FreeBSD 5.3 on the Horizon
underpar writes "ZDNet UK is reporting that FreeBSD is nearing a code freeze. August 15th is the deadline which will be followed by the usual beta testing and a final release hoped for by October 1st. ZDNet interviewed the software engineer leading the release work, Scott Long, for the article. He says: 'The 5.3 release will be the first one where we see the real benefits of that. The multithreaded network stack will outperform everything we've done before, for running applications such as Apache or MySQL.' Status reports can be found on the FreeBSD website." I've been using the last technology release of FreeBSD for some time now, and am really looking forward to the 5.3 release, as well as the 5-STABLE branch that's rumored to follow soon after.
A patch I wrote for the CVS versions of Apache/APR to Add KQueue support has been added to the FreeBSD Port version of Apache.
Just make the port with "WITH_EXPERIMENTAL_PATCHES=1" and you can get a 10-25% boost in performance. (depends on your traffic patterns..)
Its a quick way to get more performance out of Apache on FreeBSD, without waiting for the 5-STABLE branch.
-Paul Querna
A native port is already there! /usr/ports/java/jdk-1.4.2
p.s. If you want a prebuilt binary of jdk-1.4.2, then complain to Sun. They're the ones that prohibit the distribution of Java packages for BSD.
Don't blame me, I didn't vote for either of them!

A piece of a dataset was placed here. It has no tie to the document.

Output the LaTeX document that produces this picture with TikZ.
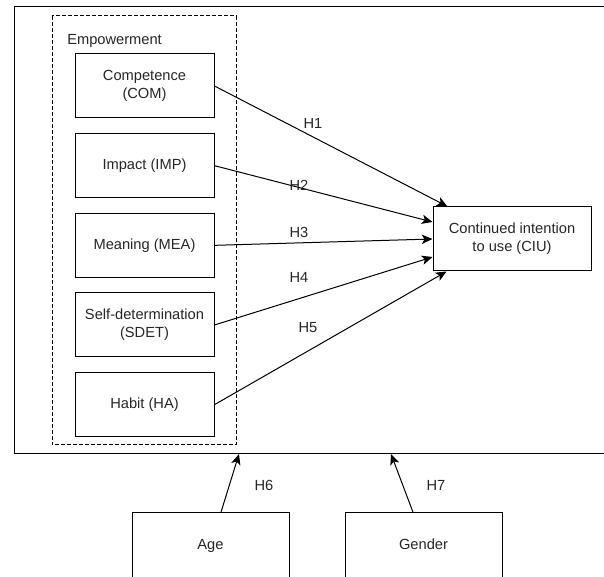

"The JDK(TM) it produces is de facto compliant, but use in a production environment is still at your own risk."
But thanks for your words of encouragement. That "We don't want you" crack must make you feel really good.
See also: http://www.freebsd.org/java/dists/14.html
RTFA ;)
It won't be in beta until mid-August. The final release is expected in October.
You just read the headline didn't you?
ITYM ROFL! :-)
Yup, FreeBSD is fully userland ready, has been for, lets see, the last 6-8-ish years that I've been using it!
On the subject of RTFA, as the article says, 5.2.1-RELEASE is a little jumpy in some parts, and if you need solid stability, stick with 4.10-RELEASE for the time being.
I've used FreeBSD in production environments for years and years and years. Right now, I'm running 4.9-RELEASE and 4.10-RELEASE on production servers both at work and at home.
I'm tinkering with 5.2.1-RELEASE on a new Dell X300 laptop and a P4 desktop at the moment. They're both working pretty well, and surprisingly, I've got almost everything on the (very screwed up hardware-wise) X300 working! I have managed to break 5.2.1 several times, but it was mostly by doing really wacky things with the Project Evil code, upping and downing and kldloading and kldunloading different drivers on different interfaces with not enough kernel memory allocated for the bloated third party windows code!!!
Having said that, Project Evil is nothing short of a *GODSEND*, and Bill Paul is god! It's pretty amazing to be pinching windows NDIS drivers and compiling them into FreeBSD kernel modules - opens doors for all kinds of obscure hardware that couldn't be used before!
It's still too early for me to make any definitive comment on whether 5.x.x is good on desktops as yet, but if it's anything like the FreeBSDs that came before it, it will be nothing short of excellent when it hits -STABLE.
I find your ideas intriguing and I wish to subscribe to your newsletter.
Well, 10.3 had bits of FreeBSD 5 in it according to Apple's page for it.
And according to the tiger preview page it's based on FreeBSD 5.x - so that would probably be 5.2.1.
save the GNUs!
From the article
FreeBSD 5.2[3] will also introduce a software layer that lets Windows network drivers work with FreeBSD. This layer, dubbed Project Evil, means that wired and wireless network cards should be able to work with FreeBSD even if the manufacturers have not written any drivers for the operating system.
This is totally awesome! FreeBSD network drivers are very reliable, but hard to come by for very new devices (eg. wifi). I would totally use this feature even with some reliability sacrifice.
In Soviet Russia, articles before post read *you*!
One problem with the FreeBSD installer is that it's both an installer and a configuration tool with menues that does not remember previous settings that you have done.
The OpenBSD installer is just that : an installer. Post configuration is mostly done after installation.
No one needs to break an NDA; any portions of the 10.4 DP that would be relevant to FreeBSD are publicly available through version 8.0b1 of the Darwin project.
I'm working on it. I think it's quite stable right now, but some features are still missing. I really hope to get it done before 5.3.
You know, 'portupgrade -aPP' is much faster, because it uses binary packages, as apt-get does.
The OS-X Kernel is Mach, yes, but then immediately loads the BSD kernel which pretty much runs monolithicly (very non-Mach). Below that level, you get in to a BSD userland, and the Carbon / Aqua layers. It's really not all *that* bizarre.